Mr. Alonso's reforms to school budgeting, governance and accountability allowed the system to make rapid progress after he arrived, but there is also evidence that progress, at least when measured by student test scores, has stalled. We don't need an Alonso clone, we need Alonso 2.0 — someone who can move the system to the next level by instituting systemwide improvements in the quality of classroom instruction, student performance and achievement.
Mr. Alonso emphasized finding great principals and teachers who could serve as examples and role models for their colleagues as well for the children in their classrooms. Yet despite the improvements he introduced, much remains to be done in terms of raising test scores, attendance and graduation rates, college acceptances and career training.
Professional development for teachers still isn't as effective as it should be. And the decentralized structure of school governance, in which individual principals are free to set their own budgets and curriculum, has given educators more freedom to tailor programs but has also led to a lack of uniformity in teaching strategies and instructional methods across the system. One of the things Mr. Alonso's successor will have to do is choose a set of best practices that can be applied systemwide in schools across the city.

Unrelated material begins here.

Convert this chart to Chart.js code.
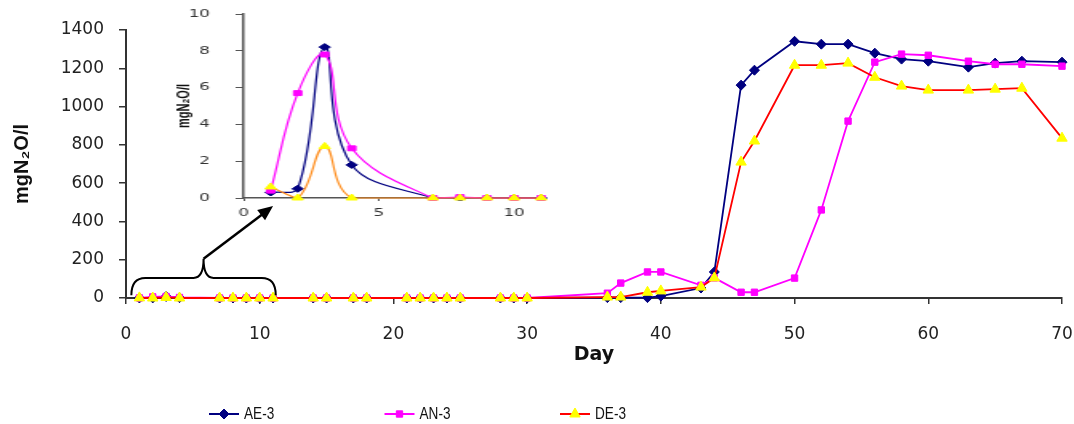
<!DOCTYPE html>
<html>
<head>
<meta charset="utf-8">
<title>N2O production</title>
<script src="https://cdn.jsdelivr.net/npm/chart.js@4.4.1/dist/chart.umd.min.js"></script>
<style>
  html, body { margin: 0; padding: 0; background: #fff; }
  #wrap { position: relative; width: 1074px; height: 424px; overflow: hidden; }
  #main { position: absolute; left: 0; top: 0; }
  /* the small early-days plot is drawn narrow and stretched sideways */
  #inset { position: absolute; left: 170px; top: 0; transform: scaleX(1.6); transform-origin: 0 0; }
</style>
</head>
<body>
<div id="wrap">
  <canvas id="main" width="1074" height="424"></canvas>
  <canvas id="inset" width="244" height="230"></canvas>
</div>
<script>
// ── data: sampling days and N2O (mg/l) per reactor ──────────────────────
const DAYS = [1, 2, 3, 4, 7, 8, 9, 10, 11, 14, 15, 17, 18, 21, 22, 23, 24, 25, 28, 29, 30,
              36, 37, 39, 40, 43, 44, 46, 47, 50, 52, 54, 56, 58, 60, 63, 65, 67, 70];
const AE3 = [0.3, 0.5, 8.2, 1.8, 0, 0, 0, 0, 0, 0, 0, 0, 0, 0, 0, 0, 0, 0, 0, 0, 0,
             2, 2, 2, 10, 52, 136, 1112, 1190, 1341, 1326, 1326, 1279, 1248, 1237, 1206, 1227, 1237, 1232];
const AN3 = [0.4, 5.7, 7.8, 2.7, 0, 0.05, 0, 0, 0, 0, 0, 0, 0, 0, 0, 0, 0, 0, 0, 0, 0,
             25, 78, 136, 136, 66, 105, 30, 30, 104, 460, 924, 1232, 1274, 1268, 1237, 1221, 1221, 1211];
const DE3 = [0.6, 0, 2.8, 0, 0, 0, 0, 0, 0, 0, 0, 0, 0, 0, 0, 0, 0, 0, 0, 0, 0,
             5, 5, 30, 37, 57, 105, 710, 820, 1216, 1216, 1227, 1153, 1107, 1086, 1086, 1091, 1096, 835];
const SERIES = ['AE-3', 'AN-3', 'DE-3'];

const X_TICKS = [0, 10, 20, 30, 40, 50, 60, 70];
const Y_TICKS = [0, 200, 400, 600, 800, 1000, 1200, 1400];
const INSET_DAYS = 9;                 // first nine samples = days 1–11
const INSET_X_TICKS = [0, 5, 10];
const INSET_Y_TICKS = [0, 2, 4, 6, 8, 10];

// brace under days 1–11 and arrow pointing up at the inset (axis units)
const BRACE = { from: 0.4, to: 11.2, mid: 5.8, base: 15, bar: 105, tip: 205 };
const ARROW_END = { x: 11, y: 480 };

const NAVY = '#000080', MAGENTA = '#ff00ff', RED = '#ff0000', YELLOW = '#ffff00', ORANGE = '#ff8c1a';

const pts = (vals, n) => DAYS.slice(0, n).map((d, i) => ({ x: d, y: vals[i] }));
const fixTicks = list => scale => { scale.ticks = list.map(v => ({ value: v })); };
const plain = v => String(v);
// fixed axis boxes; label padding must not shrink the plot area
const fitX = h => s => { s.height = h; s.paddingLeft = 0; s.paddingRight = 0; };
const fitY = w => s => { s.width = w; s.paddingTop = 0; s.paddingBottom = 0; };

// ── plugins ─────────────────────────────────────────────────────────────
const braceArrow = {
  id: 'braceArrow',
  afterDatasetsDraw(chart) {
    const { ctx, scales: { x, y } } = chart;
    const x0 = x.getPixelForValue(BRACE.from), x1 = x.getPixelForValue(BRACE.to);
    const xm = x.getPixelForValue(BRACE.mid);
    const yb = y.getPixelForValue(BRACE.base), yc = y.getPixelForValue(BRACE.bar);
    const yt = y.getPixelForValue(BRACE.tip);
    ctx.save();
    ctx.strokeStyle = '#000';
    ctx.lineWidth = 2;
    ctx.beginPath();
    ctx.moveTo(x0, yb);
    ctx.quadraticCurveTo(x0, yc, x0 + 14, yc);
    ctx.lineTo(xm - 10, yc);
    ctx.quadraticCurveTo(xm, yc, xm, yt);
    ctx.quadraticCurveTo(xm, yc, xm + 10, yc);
    ctx.lineTo(x1 - 14, yc);
    ctx.quadraticCurveTo(x1, yc, x1, yb);
    ctx.stroke();

    const ax = x.getPixelForValue(ARROW_END.x), ay = y.getPixelForValue(ARROW_END.y);
    const ang = Math.atan2(ay - yt, ax - xm);
    ctx.lineWidth = 2.5;
    ctx.beginPath();
    ctx.moveTo(xm, yt);
    ctx.lineTo(ax - 10 * Math.cos(ang), ay - 10 * Math.sin(ang));
    ctx.stroke();
    ctx.translate(ax, ay);
    ctx.rotate(ang);
    ctx.fillStyle = '#000';
    ctx.beginPath();
    ctx.moveTo(0, 0);
    ctx.lineTo(-15, -6.5);
    ctx.lineTo(-15, 6.5);
    ctx.closePath();
    ctx.fill();
    ctx.restore();
  }
};

const legendRow = {
  id: 'legendRow',
  afterDraw(chart) {
    const ctx = chart.ctx;
    const yMid = 414;
    chart.data.datasets.forEach((ds, i) => {
      const left = 209 + i * 175.5;
      ctx.save();
      ctx.strokeStyle = ds.borderColor;
      ctx.lineWidth = 2;
      ctx.beginPath();
      ctx.moveTo(left, yMid);
      ctx.lineTo(left + 30, yMid);
      ctx.stroke();
      ctx.fillStyle = ds.pointBackgroundColor;
      ctx.strokeStyle = ds.pointBorderColor;
      ctx.lineWidth = 1;
      Chart.helpers.drawPoint(ctx, { pointStyle: ds.pointStyle, radius: ds.pointRadius, rotation: 0, borderWidth: 1 },
        left + 15, yMid);
      ctx.translate(left + 35, yMid);
      ctx.scale(0.85, 1);
      ctx.fillStyle = '#111';
      ctx.font = '16px "Liberation Sans", Arial, sans-serif';
      ctx.textBaseline = 'middle';
      ctx.fillText(ds.label, 0, 1);
      ctx.restore();
    });
  }
};

// ── main chart ──────────────────────────────────────────────────────────
const line = (label, vals, color, marker, style, r, order) => ({
  label, data: pts(vals), order,
  borderColor: color, borderWidth: 1.8, tension: 0,
  pointStyle: style, pointRadius: r, pointBackgroundColor: marker, pointBorderColor: marker,
  pointBorderWidth: 1, clip: false
});

const axisFont = { family: '"DejaVu Sans", sans-serif', size: 17 };

new Chart(document.getElementById('main'), {
  type: 'line',
  data: {
    datasets: [
      line(SERIES[0], AE3, NAVY, NAVY, 'rectRot', 5, 3),
      line(SERIES[1], AN3, MAGENTA, MAGENTA, 'rect', 4.5, 2),
      line(SERIES[2], DE3, RED, YELLOW, 'triangle', 6, 1)
    ]
  },
  options: {
    responsive: false, animation: false, events: [],
    layout: { padding: { top: 30, right: 12, bottom: 58, left: 0 } },
    plugins: { legend: { display: false }, tooltip: { enabled: false } },
    scales: {
      x: {
        type: 'linear', min: 0, max: 70,
        afterBuildTicks: fixTicks(X_TICKS),
        afterFit: fitX(68),
        grid: { drawOnChartArea: false, tickLength: 6, color: '#333', lineWidth: 1.5 },
        border: { color: '#333', width: 2 },
        ticks: { font: axisFont, color: '#222', padding: 20, maxRotation: 0, callback: plain },
        title: { display: true, text: 'Day', color: '#111', padding: 0,
                 font: { family: '"DejaVu Sans", sans-serif', size: 19, weight: 'bold' } }
      },
      y: {
        min: 0, max: 1400,
        afterBuildTicks: fixTicks(Y_TICKS),
        afterFit: fitY(126),
        grid: { drawOnChartArea: false, tickLength: 7, color: '#333', lineWidth: 1.5 },
        border: { color: '#333', width: 2 },
        ticks: { font: axisFont, color: '#222', padding: 15, callback: plain },
        title: { display: true, text: 'mgN₂O/l', color: '#111', padding: { top: 10, bottom: 0 },
                 font: { family: '"Liberation Sans", Arial, sans-serif', size: 20, weight: 'bold' } }
      }
    }
  },
  plugins: [braceArrow, legendRow]
});

// ── inset: days 1–11 on a 0–10 scale ─────────────────────────────────────
const smooth = (label, vals, color, marker, style, r, order) => ({
  label, data: pts(vals, INSET_DAYS), order,
  borderColor: color, borderWidth: 1.2, tension: 0.4,
  pointStyle: style, pointRadius: r, pointBackgroundColor: marker, pointBorderColor: marker,
  pointBorderWidth: 1, clip: { left: false, top: false, right: false, bottom: 3 }
});

const insetFont = { family: '"DejaVu Sans", sans-serif', size: 10.5 };

new Chart(document.getElementById('inset'), {
  type: 'line',
  data: {
    datasets: [
      smooth(SERIES[0], AE3, NAVY, NAVY, 'rectRot', 3.5, 3),
      smooth(SERIES[1], AN3, MAGENTA, MAGENTA, 'rect', 3.5, 2),
      smooth(SERIES[2], DE3, ORANGE, YELLOW, 'triangle', 4, 1)
    ]
  },
  options: {
    responsive: false, animation: false, events: [],
    layout: { padding: { top: 14, right: 12, bottom: 0, left: 0 } },
    plugins: { legend: { display: false }, tooltip: { enabled: false } },
    scales: {
      x: {
        type: 'linear', min: 0, max: 11,
        afterBuildTicks: fixTicks(INSET_X_TICKS),
        afterFit: fitX(32),
        grid: { drawOnChartArea: false, tickLength: 3, color: '#555' },
        border: { color: '#555', width: 1.5 },
        ticks: { font: insetFont, color: '#333', padding: 6, maxRotation: 0 }
      },
      y: {
        min: 0, max: 10,
        afterBuildTicks: fixTicks(INSET_Y_TICKS),
        afterFit: fitY(46),
        grid: { drawOnChartArea: false, tickLength: 5, color: '#555' },
        border: { color: '#555', width: 1.5 },
        ticks: { font: insetFont, color: '#333', padding: 16 },
        title: { display: true, text: 'mgN₂O/l', color: '#111', padding: { top: 2, bottom: 0 },
                 font: { family: '"Liberation Sans", Arial, sans-serif', size: 11, weight: 'bold' } }
      }
    }
  }
});
</script>
</body>
</html>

That will take time and a long-term commitment by all the stakeholders in the system, and the new schools CEO will have to be the kind of sure-footed leader who understands how to get from here to there. The stakes will be high as the city phases in the higher academic standards embodied in the new national curriculum known as the Common Core. Finding the right person for the job is crucial to the success of reform in Baltimore, and that can't happen unless the school board refuses to allow itself to be rushed to judgment regarding Mr. Alonso's successor.